Currently on view at the Kunstforum Wien in Vienna is James Welling: Metamorphosis, a solo show encompassing the artist’s work from the past 45 years (through July 16, 2017). The exhibition, which debuted the artist’s film Seascape, is co-organized by the Stedelijk Museum voor Actuele Kunst (S.M.A.K.) in Ghent, where it was on view earlier this year.

Things Beyond Resemblance: James Welling Photographs, a solo exhibition hosted in 2015 by the Brandywine River Museum of Art in Chadds Ford, Pennsylvania, presented fifty works from the artist’s “Wyeth” project. The museum also commissioned the artist to create eight site-specific installations, “Gradients,” which explore the intersection of photography and sculpture. In 2013, a major survey, James Welling: Monograph, was organized by the Cincinnati Art Museum in Ohio and accompanied by a catalogue published by Aperture. The exhibition traveled to the Hammer Museum in Los Angeles. In 2012, James Welling: The Mind on Fire at the MK Gallery in Milton Keynes, England, explored the origin and development of Welling’s abstract photographs from the 1980s. The show traveled to the Centro Galego de Arte Contemporánea in Santiago de Compostela, Spain and the Contemporary Art Gallery in Vancouver.

Welling’s work has been exhibited widely in the United States and internationally, including solo exhibitions at the Art Institute of Chicago (2014); Fotomuseum Winterthur, Switzerland; University Museum of Contemporary Art, UMASS Amherst, Amherst, Massachusetts (both 2013); Wadsworth Atheneum Museum of Art, Hartford, Connecticut (both 2012); Minneapolis Institute of Arts, Minnesota (2010); Palais des Beaux-Arts, Brussels; Art Gallery of York University, Toronto (both 2002); Sprengel Museum Hannover (1999); Carnegie Museum of Art, Pittsburgh; and the Kunstmuseum Luzern, Lucerne, Switzerland (both 1998). In 2000, the Wexner Center for the Arts, Columbus, Ohio organized a major survey of his work, which traveled to the Museum of Contemporary Art, Los Angeles, and the Baltimore Museum of Art. In 1990, the artist’s first museum exhibition was presented by Kunsthalle Bern.

In 2014, Welling was a recipient of the Infinity Award given by the International Center of Photography, New York and in 2016 he received the Julius Shulman Institute Excellence in Photography Award from Woodbury University, California.
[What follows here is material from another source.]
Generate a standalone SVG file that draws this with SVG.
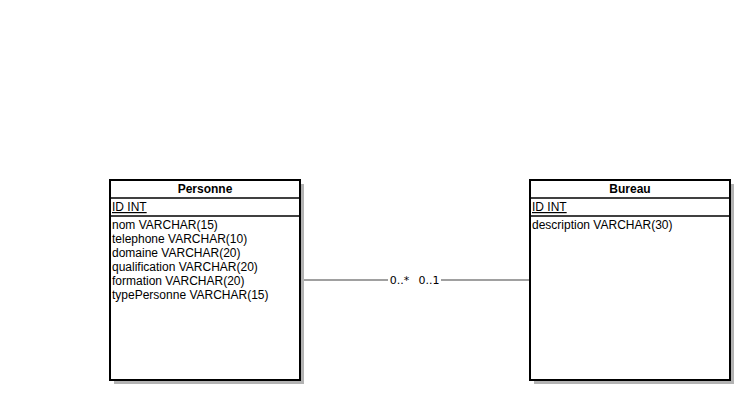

From 1995 to 2016, he was Area Head of Photography at UCLA and since 2012 he has been a Lecturer with the Rank of Professor at Princeton University.

The artist’s work is held in major museum collections, including the Centre Georges Pompidou, Paris; Hammer Museum, Los Angeles; Kunstmuseum Wolfsburg, Germany; Los Angeles County Museum of Art; The Metropolitan Museum of Art, New York; Museum of Contemporary Art Chicago; Museum of Contemporary Art, Los Angeles; Museum of Fine Arts, Boston; The Museum of Modern Art, New York; Solomon R. Guggenheim Museum, New York; Tokyo Metropolitan Museum of Photography; Vancouver Art Gallery; Wadsworth Atheneum Museum of Art, Hartford, Connecticut; and the Whitney Museum of American Art, New York. He lives and works in New York.

1 Heike Eipeldauer, James Welling: Metamorphosis. Exh. cat. (Ghent, Vienna, and Munich: Stedelijk Museum voor Actuele Kunst, Ghent, Kunstforum Wien, and Prestel Verlag), p. 51.